AIM: Copy each line in the data that includes the word "chart".

────────────────

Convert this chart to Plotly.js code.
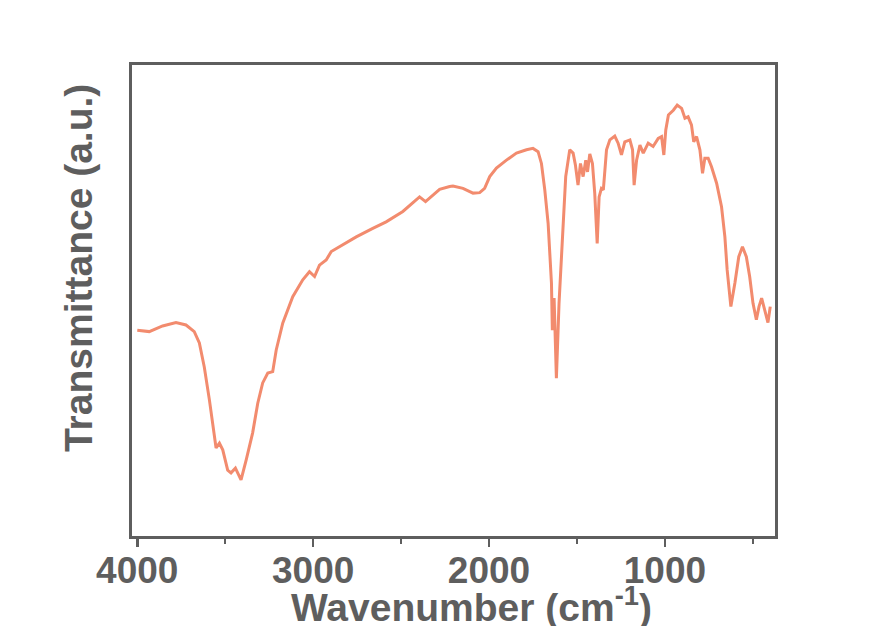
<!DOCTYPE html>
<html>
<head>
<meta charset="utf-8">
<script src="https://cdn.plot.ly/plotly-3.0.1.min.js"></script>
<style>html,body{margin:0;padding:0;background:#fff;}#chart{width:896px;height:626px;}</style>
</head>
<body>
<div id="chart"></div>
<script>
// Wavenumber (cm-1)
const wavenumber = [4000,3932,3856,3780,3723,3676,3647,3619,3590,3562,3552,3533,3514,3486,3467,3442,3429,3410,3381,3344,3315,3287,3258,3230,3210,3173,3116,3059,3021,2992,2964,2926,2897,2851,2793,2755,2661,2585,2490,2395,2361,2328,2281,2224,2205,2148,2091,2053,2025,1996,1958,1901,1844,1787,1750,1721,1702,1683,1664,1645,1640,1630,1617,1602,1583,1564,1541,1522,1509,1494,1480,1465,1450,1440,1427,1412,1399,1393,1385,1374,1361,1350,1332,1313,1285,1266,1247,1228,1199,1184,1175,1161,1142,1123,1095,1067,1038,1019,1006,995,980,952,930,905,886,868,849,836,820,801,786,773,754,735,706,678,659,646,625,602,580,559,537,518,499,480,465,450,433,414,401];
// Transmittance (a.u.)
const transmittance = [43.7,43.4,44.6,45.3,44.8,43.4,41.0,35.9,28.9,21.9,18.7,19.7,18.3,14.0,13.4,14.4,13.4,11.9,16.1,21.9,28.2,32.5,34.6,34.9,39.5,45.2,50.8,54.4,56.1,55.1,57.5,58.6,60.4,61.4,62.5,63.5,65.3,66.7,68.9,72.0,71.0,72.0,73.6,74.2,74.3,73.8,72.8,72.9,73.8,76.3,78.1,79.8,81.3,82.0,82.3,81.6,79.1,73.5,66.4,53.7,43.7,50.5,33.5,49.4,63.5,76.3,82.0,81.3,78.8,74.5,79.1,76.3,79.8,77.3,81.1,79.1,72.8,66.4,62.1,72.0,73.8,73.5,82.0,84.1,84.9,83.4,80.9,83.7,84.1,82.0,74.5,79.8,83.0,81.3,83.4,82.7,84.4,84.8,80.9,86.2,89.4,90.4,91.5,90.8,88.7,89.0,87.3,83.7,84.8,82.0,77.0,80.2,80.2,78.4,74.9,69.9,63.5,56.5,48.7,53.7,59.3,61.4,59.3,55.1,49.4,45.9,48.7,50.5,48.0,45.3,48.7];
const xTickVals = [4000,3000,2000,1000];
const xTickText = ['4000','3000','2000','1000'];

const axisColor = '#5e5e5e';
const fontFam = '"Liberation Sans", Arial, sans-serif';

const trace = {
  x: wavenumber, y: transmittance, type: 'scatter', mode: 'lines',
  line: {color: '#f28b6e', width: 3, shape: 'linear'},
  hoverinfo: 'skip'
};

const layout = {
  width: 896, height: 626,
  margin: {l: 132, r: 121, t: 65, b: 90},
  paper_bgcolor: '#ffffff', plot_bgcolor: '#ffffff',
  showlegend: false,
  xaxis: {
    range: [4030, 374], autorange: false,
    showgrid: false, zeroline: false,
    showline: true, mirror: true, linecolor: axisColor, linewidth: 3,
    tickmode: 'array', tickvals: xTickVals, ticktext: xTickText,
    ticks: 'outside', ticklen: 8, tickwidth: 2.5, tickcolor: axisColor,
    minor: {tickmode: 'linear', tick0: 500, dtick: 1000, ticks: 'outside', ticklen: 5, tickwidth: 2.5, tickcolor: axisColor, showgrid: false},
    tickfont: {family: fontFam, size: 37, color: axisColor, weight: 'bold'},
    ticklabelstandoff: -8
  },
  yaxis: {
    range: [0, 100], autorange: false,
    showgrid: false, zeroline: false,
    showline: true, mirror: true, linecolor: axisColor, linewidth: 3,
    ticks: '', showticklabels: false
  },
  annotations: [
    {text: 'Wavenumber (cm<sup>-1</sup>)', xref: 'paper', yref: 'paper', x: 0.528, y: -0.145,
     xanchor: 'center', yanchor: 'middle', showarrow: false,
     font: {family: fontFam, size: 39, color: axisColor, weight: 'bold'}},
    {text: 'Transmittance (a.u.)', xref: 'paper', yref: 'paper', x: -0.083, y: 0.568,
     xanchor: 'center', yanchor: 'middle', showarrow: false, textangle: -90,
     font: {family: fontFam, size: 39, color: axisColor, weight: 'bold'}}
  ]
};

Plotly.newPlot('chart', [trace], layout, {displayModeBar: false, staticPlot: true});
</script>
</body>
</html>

────────────────

RESULT OF THIS EXERCISE:
Convert this chart to Plotly.js code.
<style>html,body{margin:0;padding:0;background:#fff;}#chart{width:896px;height:626px;}</style>
<div id="chart"></div>
Plotly.newPlot('chart', [trace], layout, {displayModeBar: false, staticPlot: true});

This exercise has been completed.